A bill that would provide significantly greater assistance remains stuck on Capitol Hill, and although it is the intransigence of Republican Congressional leaders that has prevented the package from coming up for a vote, the Biden administration is also likely keen to avoid another major crisis that could drag the U.S. into a military conflict during a presidential election year.

In short, the situation is far from ideal for Israel. It is always better to engage in conflict on one’s own terms rather than on the opponent's. The Israeli government likely believes that now is an opportune moment to open a new front and is pressing the Americans accordingly. However, the military and political landscape is constantly shifting, and there's a risk that the perfect moment to strike Hezbollah might pass. In the meantime, it appears the U.S. will remain reluctant to aid allies fighting conflicts with the potential to escalate at a politically inopportune time for leaders in Washington.

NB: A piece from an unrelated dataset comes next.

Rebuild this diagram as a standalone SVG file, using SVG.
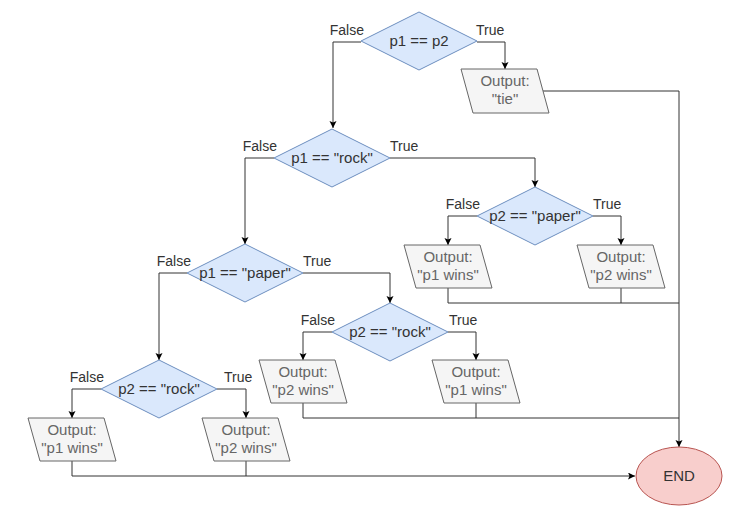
<svg xmlns="http://www.w3.org/2000/svg" width="733" height="509" viewBox="0 0 733 509">
<style>
.dec{fill:#dae8fc;stroke:#6c8ebf;stroke-width:1}
.out{fill:#f5f5f5;stroke:#666666;stroke-width:1}
.end{fill:#f8cecc;stroke:#b85450;stroke-width:1}
.t{font-family:"Liberation Sans",Arial,sans-serif;font-size:15px;fill:#333333;text-anchor:middle}
.to{font-family:"Liberation Sans",Arial,sans-serif;font-size:15px;fill:#666666;text-anchor:middle}
.lf{font-family:"Liberation Sans",Arial,sans-serif;font-size:14px;fill:#333333;text-anchor:end}
.lt{font-family:"Liberation Sans",Arial,sans-serif;font-size:14px;fill:#333333;text-anchor:start}
.c{fill:none;stroke:#333333;stroke-width:1}
.ca{fill:none;stroke:#333333;stroke-width:1;marker-end:url(#ah)}
</style>
<defs>
<marker id="ah" markerUnits="userSpaceOnUse" markerWidth="8" markerHeight="8" refX="7" refY="3.5" orient="auto">
<path d="M0,0 L7,3.5 L0,7 L1.5,3.5 z" fill="#000000"/>
</marker>
</defs>
<rect width="733" height="509" fill="#ffffff"/>
<g id="connectors">
<path class="ca" d="M361,42 H333 V128"/>
<path class="ca" d="M477,42 H505 V69"/>
<path class="ca" d="M543,91 H679 V447"/>
<path class="ca" d="M274,158 H245 V244"/>
<path class="ca" d="M390,158 H535 V187"/>
<path class="ca" d="M477,216 H448 V245"/>
<path class="ca" d="M593,216 H621 V245"/>
<path class="c" d="M448,288 V303 H679"/>
<path class="c" d="M621,288 V303"/>
<path class="ca" d="M187,273 H159 V360"/>
<path class="ca" d="M303,273 H390 V303"/>
<path class="ca" d="M332,332 H303 V360"/>
<path class="ca" d="M448,332 H476 V360"/>
<path class="c" d="M303,403 V418 H679"/>
<path class="c" d="M476,403 V418"/>
<path class="ca" d="M101,389 H72 V418"/>
<path class="ca" d="M217,389 H246 V418"/>
<path class="ca" d="M72,461 V476 H635"/>
<path class="c" d="M246,461 V476"/>
</g>
<g id="labels">
<text class="lf" x="364" y="35">False</text>
<text class="lt" x="476" y="35">True</text>
<text class="lf" x="277" y="151">False</text>
<text class="lt" x="390" y="151">True</text>
<text class="lf" x="480" y="209">False</text>
<text class="lt" x="593" y="209">True</text>
<text class="lf" x="191" y="266">False</text>
<text class="lt" x="303" y="266">True</text>
<text class="lf" x="335" y="325">False</text>
<text class="lt" x="449" y="325">True</text>
<text class="lf" x="104" y="382">False</text>
<text class="lt" x="224" y="382">True</text>
</g>
<g id="d1"><path class="dec" d="M419,12 L477,41 L419,70 L361,41 Z"/><text class="t" x="419" y="46">p1 == p2</text></g>
<g id="d2"><path class="dec" d="M332,129 L390,158 L332,187 L274,158 Z"/><text class="t" x="332" y="163">p1 == "rock"</text></g>
<g id="d3"><path class="dec" d="M535,187 L593,216 L535,245 L477,216 Z"/><text class="t" x="535" y="221">p2 == "paper"</text></g>
<g id="d4"><path class="dec" d="M245,244 L303,273 L245,302 L187,273 Z"/><text class="t" x="245" y="278">p1 == "paper"</text></g>
<g id="d5"><path class="dec" d="M390,303 L448,332 L390,361 L332,332 Z"/><text class="t" x="390" y="337">p2 == "rock"</text></g>
<g id="d6"><path class="dec" d="M159,360 L217,389 L159,418 L101,389 Z"/><text class="t" x="159" y="394">p2 == "rock"</text></g>
<g id="o_tie"><path class="out" d="M461,69 H537 L549,113 H473 Z"/><text class="to" x="505" y="86">Output:</text><text class="to" x="505" y="104">"tie"</text></g>
<g id="o_p1w_a"><path class="out" d="M404,245 H480 L492,288 H416 Z"/><text class="to" x="448" y="262">Output:</text><text class="to" x="448" y="280">"p1 wins"</text></g>
<g id="o_p2w_a"><path class="out" d="M577,245 H653 L665,288 H589 Z"/><text class="to" x="621" y="262">Output:</text><text class="to" x="621" y="280">"p2 wins"</text></g>
<g id="o_p2w_b"><path class="out" d="M259,360 H335 L347,403 H271 Z"/><text class="to" x="303" y="377">Output:</text><text class="to" x="303" y="395">"p2 wins"</text></g>
<g id="o_p1w_b"><path class="out" d="M432,360 H508 L520,403 H444 Z"/><text class="to" x="476" y="377">Output:</text><text class="to" x="476" y="395">"p1 wins"</text></g>
<g id="o_p1w_c"><path class="out" d="M28,418 H104 L116,461 H40 Z"/><text class="to" x="72" y="435">Output:</text><text class="to" x="72" y="453">"p1 wins"</text></g>
<g id="o_p2w_c"><path class="out" d="M202,418 H278 L290,461 H214 Z"/><text class="to" x="246" y="435">Output:</text><text class="to" x="246" y="453">"p2 wins"</text></g>
<g id="end"><ellipse class="end" cx="679" cy="476" rx="43" ry="29"/><text class="t" x="679" y="481">END</text></g>
</svg>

Of course, the potential outbreak of a new Middle Eastern war does not depend solely upon American desires. Hezbollah could initiate such a conflict if it deems the moment for decisive action has come. With time, the Israeli military industrial complex — along with help from the country’s international partners in Washington and beyond — has the capacity to replenish IDF arsenals to a level sufficient for going on the offensive. It remains to be seen which side ultimately takes the initiative — and when.